Search code examples
mysqlsqlsql-order-byaggregate-functionsdistinct-values

How to echo all rows (related to DISTINCT)


This is my SQL Fiddle

As you can see here, If I use DISTINCT then, there are 2 problems

1.)Only 1st recommendations_vote_average coloum's number is correct. All other numbers are in wrong order

2.) Only 2 Number get's printed.

If i do not use DISTINCT, all numbers are 7.5 (i.e first vote_average)

How to show all the (10) numbers in correct order?

Expected output

movie_title       recommendations_vote_average                    recommendations_title
                                                                  The Dark Knight Rises,Batman Begins,Iron Man,The Lord of the Rings: The Return of the King,The Lord of the Rings: The The Fellowship of the Ring,The Lord of the Rings: The Two Towers,The Matrix,Inception,Iron Man 2,Captain America: The First Avenger
The Dark Knight   7.5,7.5,7.3,8.1,8,7.9,7.9,8,6.6,6.6

SQL Fiddle Code:

CREATE TABLE tmdb_movies (
  tmdb_id INTEGER NOT NULL PRIMARY KEY,
  movie_title TEXT NOT NULL
);

INSERT INTO tmdb_movies (tmdb_id, movie_title) VALUES
(1, 'The Dark Knight');


CREATE TABLE recommendations (
  recommendations_tmdb_id INTEGER NOT NULL,
  recommendations_title TEXT NOT NULL,
  recommendations_vote_average TEXT NOT NULL
);




INSERT INTO recommendations (recommendations_tmdb_id, recommendations_title, recommendations_vote_average) VALUES
(1, 'The Dark Knight Rises', '7.5'),
(1, 'Batman Begins', '7.5'),
(1, 'Iron Man', '7.3'),
(1, 'The Lord of the Rings: The Return of the King', '8.1'),
(1, 'The Lord of the Rings: The The Fellowship of the Ring', '8'),
(1, 'The Lord of the Rings: The Two Towers', '7.9'),
(1, 'The Matrix', '7.9'),
(1, 'Inception', '8'),
(1, 'Iron Man 2', '6.6'),
(1, 'Captain America: The First Avenger', '6.6');


SELECT tmdb_movies.movie_title
,GROUP_CONCAT(DISTINCT recommendations.recommendations_vote_average) as recommendations_vote_average
,GROUP_CONCAT(DISTINCT recommendations.recommendations_title) as recommendations_title
FROM tmdb_movies 

LEFT JOIN recommendations ON recommendations.recommendations_tmdb_id=tmdb_movies.tmdb_id

Where tmdb_movies.tmdb_id=1

GROUP BY tmdb_movies.movie_title

Solution

  • It's hard to guess what you want from your question. You mentioned "correct order" without defining it.

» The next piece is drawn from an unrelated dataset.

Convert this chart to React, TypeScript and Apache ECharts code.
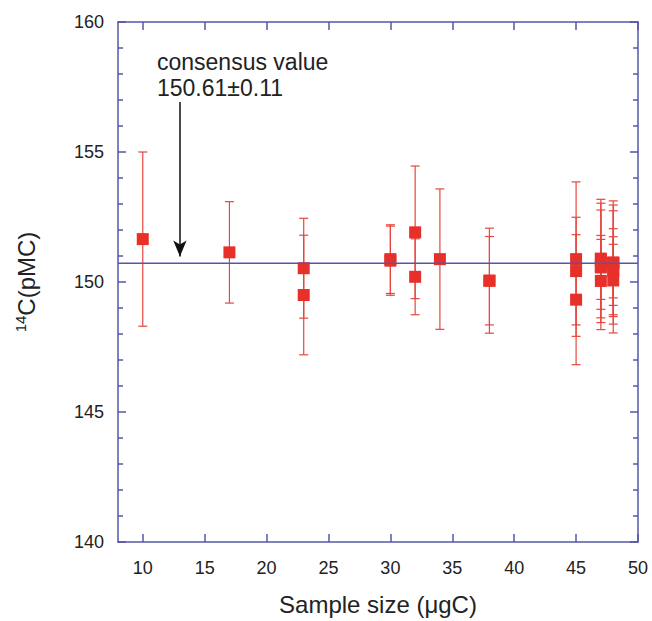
import React, { useEffect, useRef } from 'react';
import * as echarts from 'echarts';

// Sample size (µgC) of each measurement
const sampleSizes = [
  10, 17, 23, 23, 30, 30, 32, 32, 34, 38, 38,
  45, 45, 45,
  47, 47, 47, 47, 47,
  48, 48, 48, 48, 48, 48,
];
// 14C (pMC) measured values
const pmcValues = [
  151.65, 151.14, 150.53, 149.5, 150.88, 150.82, 151.91, 150.2, 150.88, 150.05, 150.05,
  150.88, 150.42, 149.32,
  150.9, 150.6, 150.86, 150.56, 150.04,
  150.75, 150.5, 150.74, 150.72, 150.42, 150.06,
];
// 1-sigma uncertainties (pMC)
const pmcErrors = [
  3.35, 1.95, 1.92, 2.3, 1.32, 1.33, 2.55, 1.46, 2.7, 2.02, 1.7,
  2.97, 2.07, 2.5,
  2.28, 2.43, 1.91, 1.23, 1.6,
  2.37, 2.46, 2.0, 1.33, 1.32, 1.39,
];

const xTickValues = [10, 15, 20, 25, 30, 35, 40, 45, 50];
const xMin = 8;
const xMax = 50;
const yMin = 140;
const yMax = 160;
const yInterval = 5;

const consensusLevel = 150.72;
const consensusText = ['consensus value', '150.61±0.11'];
const arrowX = 13;
const arrowFromY = 156.92;
const arrowToY = 150.98;

const FONT = '"Liberation Sans", Arial, Helvetica, sans-serif';
const AXIS_COLOR = '#5656a8';
const TEXT_COLOR = '#222222';
const RED = '#e8302a';
const BAR_RED = '#e5473d';

export default function App() {
  const ref = useRef<HTMLDivElement>(null);

  useEffect(() => {
    if (!ref.current) return;
    const chart = echarts.init(ref.current, undefined, { renderer: 'svg' });

    const points = sampleSizes.map((x, i) => [x, pmcValues[i], pmcErrors[i]]);

    const axisLineStyle = { color: AXIS_COLOR, width: 1.5 };

    const option: any = {
      animation: false,
      backgroundColor: '#ffffff',
      textStyle: { fontFamily: FONT },
      grid: { left: 118, right: 14, top: 22, bottom: 79, containLabel: false },
      xAxis: [
        {
          type: 'value',
          position: 'bottom',
          min: xMin,
          max: xMax,
          axisLine: { show: true, onZero: false, lineStyle: axisLineStyle },
          axisTick: { show: true, inside: true, length: 8, customValues: xTickValues, lineStyle: { color: AXIS_COLOR, width: 1.5 } },
          axisLabel: { show: true, customValues: xTickValues, fontSize: 18, color: TEXT_COLOR, margin: 17, fontFamily: FONT },
          splitLine: { show: false },
          name: 'Sample size (μgC)',
          nameLocation: 'middle',
          nameGap: 50,
          nameTextStyle: { fontSize: 24, color: TEXT_COLOR, fontFamily: FONT },
        },
        {
          type: 'value',
          position: 'top',
          min: xMin,
          max: xMax,
          axisLine: { show: true, onZero: false, lineStyle: axisLineStyle },
          axisTick: { show: true, inside: true, length: 8, customValues: xTickValues, lineStyle: { color: AXIS_COLOR, width: 1.5 } },
          axisLabel: { show: false },
          splitLine: { show: false },
        },
      ],
      yAxis: [
        {
          type: 'value',
          position: 'left',
          min: yMin,
          max: yMax,
          interval: yInterval,
          axisLine: { show: true, onZero: false, lineStyle: axisLineStyle },
          axisTick: { show: true, inside: true, length: 8, lineStyle: { color: AXIS_COLOR, width: 1.5 } },
          minorTick: { show: true, splitNumber: 5, length: 5, lineStyle: { color: AXIS_COLOR, width: 1.5 } },
          axisLabel: { show: true, fontSize: 18, color: TEXT_COLOR, margin: 14, fontFamily: FONT },
          splitLine: { show: false },
          name: '{sup|14}{main|C(pMC)}',
          nameLocation: 'middle',
          nameGap: 79,
          nameRotate: 90,
          nameTextStyle: {
            fontFamily: FONT,
            color: TEXT_COLOR,
            rich: {
              sup: { fontSize: 15, color: TEXT_COLOR, fontFamily: FONT, verticalAlign: 'top', lineHeight: 26 },
              main: { fontSize: 24, color: TEXT_COLOR, fontFamily: FONT, lineHeight: 26 },
            },
          },
        },
        {
          type: 'value',
          position: 'right',
          min: yMin,
          max: yMax,
          interval: yInterval,
          axisLine: { show: true, onZero: false, lineStyle: axisLineStyle },
          axisTick: { show: true, inside: true, length: 8, lineStyle: { color: AXIS_COLOR, width: 1.5 } },
          minorTick: { show: true, splitNumber: 5, length: 5, lineStyle: { color: AXIS_COLOR, width: 1.5 } },
          axisLabel: { show: false },
          splitLine: { show: false },
        },
      ],
      graphic: [
        {
          type: 'text',
          left: 157,
          top: 49,
          z: 10,
          style: {
            text: consensusText.join('\n'),
            fontSize: 23,
            lineHeight: 26,
            fontFamily: FONT,
            fill: TEXT_COLOR,
          },
        },
      ],
      series: [
        {
          type: 'custom',
          name: 'errors',
          xAxisIndex: 0,
          yAxisIndex: 0,
          z: 2,
          data: points,
          encode: { x: 0, y: 1 },
          renderItem: (params: any, api: any) => {
            const x = api.value(0);
            const y = api.value(1);
            const e = api.value(2);
            const hi = api.coord([x, y + e]);
            const lo = api.coord([x, y - e]);
            const w = 4.5;
            const style = { stroke: BAR_RED, lineWidth: 1.2 };
            return {
              type: 'group',
              children: [
                { type: 'line', shape: { x1: hi[0], y1: hi[1], x2: lo[0], y2: lo[1] }, style },
                { type: 'line', shape: { x1: hi[0] - w, y1: hi[1], x2: hi[0] + w, y2: hi[1] }, style },
                { type: 'line', shape: { x1: lo[0] - w, y1: lo[1], x2: lo[0] + w, y2: lo[1] }, style },
              ],
            };
          },
        },
        {
          type: 'scatter',
          name: 'values',
          xAxisIndex: 0,
          yAxisIndex: 0,
          z: 3,
          symbol: 'rect',
          symbolSize: 12,
          itemStyle: { color: RED, opacity: 1 },
          data: points.map((p) => [p[0], p[1]]),
        },
        {
          type: 'line',
          name: 'consensus',
          xAxisIndex: 0,
          yAxisIndex: 0,
          z: 4,
          showSymbol: false,
          symbol: 'none',
          lineStyle: { color: AXIS_COLOR, width: 1.5 },
          data: [
            [xMin, consensusLevel],
            [xMax, consensusLevel],
          ],
          markLine: {
            silent: true,
            symbol: ['none', 'arrow'],
            symbolSize: [10, 16],
            label: { show: false },
            lineStyle: { color: '#111111', width: 1.5, type: 'solid' },
            data: [[{ coord: [arrowX, arrowFromY] }, { coord: [arrowX, arrowToY] }]],
          },
        },
      ],
    };

    chart.setOption(option);
    return () => {
      chart.dispose();
    };
  }, []);

  return (
    <div
      ref={ref}
      style={{ position: 'fixed', left: 0, top: 0, width: 652, height: 621, background: '#fff' }}
    />
  );
}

    You can use GROUP_CONCAT() in these ways.

    GROUP_CONCAT(a.b)  -- gets all the items in column b -- cardinality preserved
    
    GROUP_CONCAT(DISTINCT a.b) -- distinct values in column b -- cardinality reduced
    
    GROUP_CONCAT(a.b ORDER BY a.b) -- all items in b in order
    
    GROUP_CONCAT(DISTINCT a.b ORDER BY a.b) -- distinct items in b in order
    
    GROUP_CONCAT(a.b ORDER BY a.c) -- all items in b in the same order as c
    

    I'm not completely sure what it means to an application to add DISTINCT to the last one.

    If you're trying to get two concatenated columns in corresponding order, you can't use DISTINCT in either one; DISTINCT has the potential to remove duplicate values.

    Your result set column mentions _average. You get an actual average (arithmetic mean) with AVG(value). and that gives a single aggregate number.

    If you want a list of scores in one column and a corresponding list of titles in another, try this.

    GROUP_CONCAT(
                recommendations.recommendations_vote_average
       ORDER BY recommendations.recommendations_title
     ) AS recommendations_vote_average,
    GROUP_CONCAT(
                recommendations.recommendations_title
       ORDER BY recommendations.recommendations_title
     ) AS recommendations_title
    

    That presents the two concatenated lists in order by the title.

    You may not be aware of this: rows in DBMS tables have no inherent order. If you say SELECT * FROM table (without an ORDER BY clause) more than once, and the rows come out in the same order each time, it is an accident. There's nothing in your recommendations table -- no unique id values for example -- to give the order of those items except the scores and the titles. So you may not be able to get the exact order you want.

    Many tables contain an autoincrementing id column (but yours does not). Using such an id column in ORDER BY clauses is a way to get repeatable ordering.

    Pro tip: Denormalized data (comma separated data in columns, for example) is often considered harmful. GROUP_CONCAT() turns normalized data, like your input, into denormalized data. So use it sparingly and only when you need it.